# Bluetooth streaming



## masri1987 (Jun 29, 2011)

I've tried several of the latest aosp builds with my wireless beats and I'm having a difficult time getting it to work. Audio will stop playing phone starts hanging up to an eventual reboot, tried various kernels as well.

Any suggestions?

Sent from my Galaxy Nexus using Tapatalk 2


----------



## stearic (Jul 11, 2011)

There's a known issue with running an AOSP based build vs a TW build with bluetooth. What all different ones have you tried?


----------



## masri1987 (Jun 29, 2011)

i was aware that there was an issue, then issue got resolved but i'm getting mixed results, wanted to see what others were experiencing, I'm now on masta's latest CM10 nightly, and so far so good, we'll see tomorrow when I hit up the gym.


----------



## jayzi44 (Apr 13, 2012)

I have had NO issues running the latest Liquid Smooth ROM, my bluetooth stays connected and streams perfectly!
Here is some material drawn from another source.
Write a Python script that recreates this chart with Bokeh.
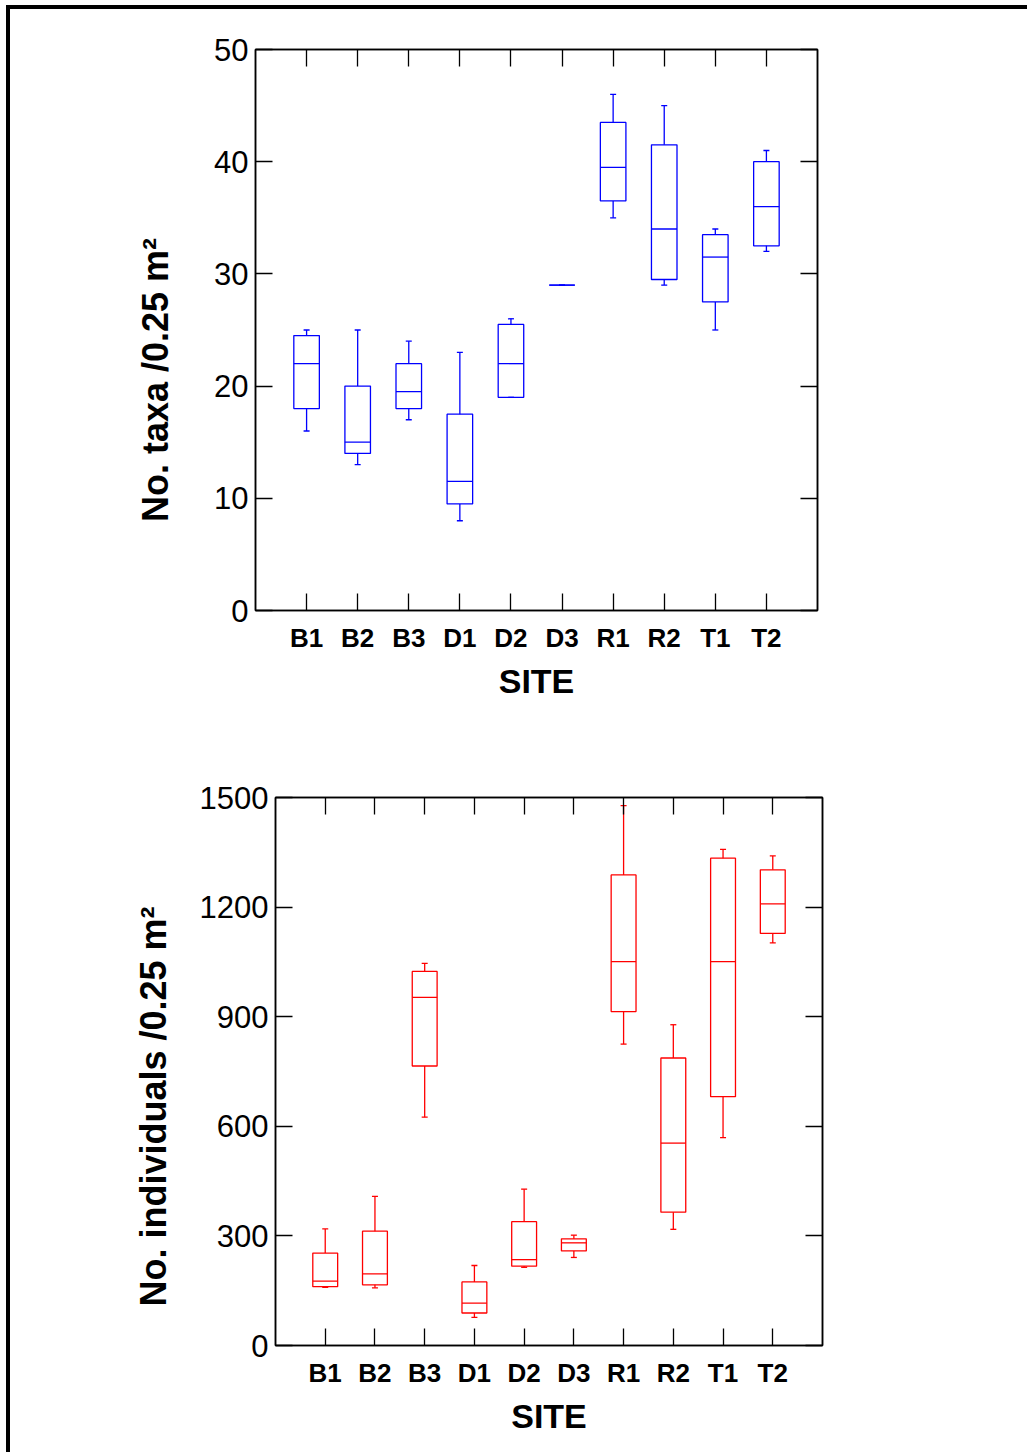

I am very pleased with this build as bluetooth streaming was the deal breaker for me!


----------



## stearic (Jul 11, 2011)

jayzi44 said:


> I have had NO issues running the latest Liquid Smooth ROM, my bluetooth stays connected and streams perfectly! I am very pleased with this build as bluetooth streaming was the deal breaker for me!


That's because with liquid they did some audio reverts to fix that. IE they reverted back to bluetooth stuff from 4.1.1 to get it working vs the new setup that 4.2.1 comes with.


----------